Joshua and I got all that and more, as the Mets ambushed Edinson Volquez and the Padres early, then poured it on. It was what I needed, what we all needed, but most definitely what my kid needed. There was Jon Niese, looking not at all dull with a baseball or a bat in his hands. There was Daniel Murphy, swinging the bat on his birthday like sitting out spring training was the best idea in the world.
And there, best of all, was Collin Cowgill.
Yesterday morning I probably would have misspelled Cowgill’s first name, and I doubt Joshua would have recognized either first or last. By yesterday afternoon, the kid was a charter member of Team Cowgill. There was the grand slam, of course, a laser to reconfigured left field that came with a brief, Santosian delay before it could be celebrated in full. But there was also the sight of Cowgill turning a single and Carlos Quentin’s misadventures into a double, his sensibly policing Lucas Duda’s galumphing around left, and the general impression of barely contained mayhem left by our pint-sized, curiously cat-eyed new outfielder.
To me, Cowgill’s number says Dykstra while his hustle says Miller with a side of Cangelosi. To Joshua, he’s just Collin Cowgill — and that’s good enough.

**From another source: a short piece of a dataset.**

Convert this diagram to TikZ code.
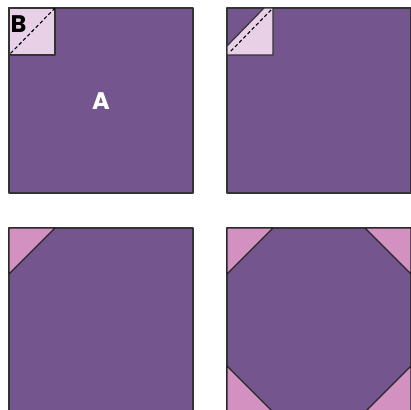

Baseball is humanity’s greatest artform, played by a never-ending succession of boys of summer. That’s its glory. The sadness creeps in with the fact that those boys of summer arrive with built-in expirations, unknown to us or to them but inevitable nonetheless. New boys of summer are always arriving to take their place, which is glory and sadness intertwined and inextricably tangled.
I was thinking of all of that yesterday — of arrivals and departures. So was Joshua. By the end, though, he was thinking only of arrivals. And that was as I desperately wanted it to be.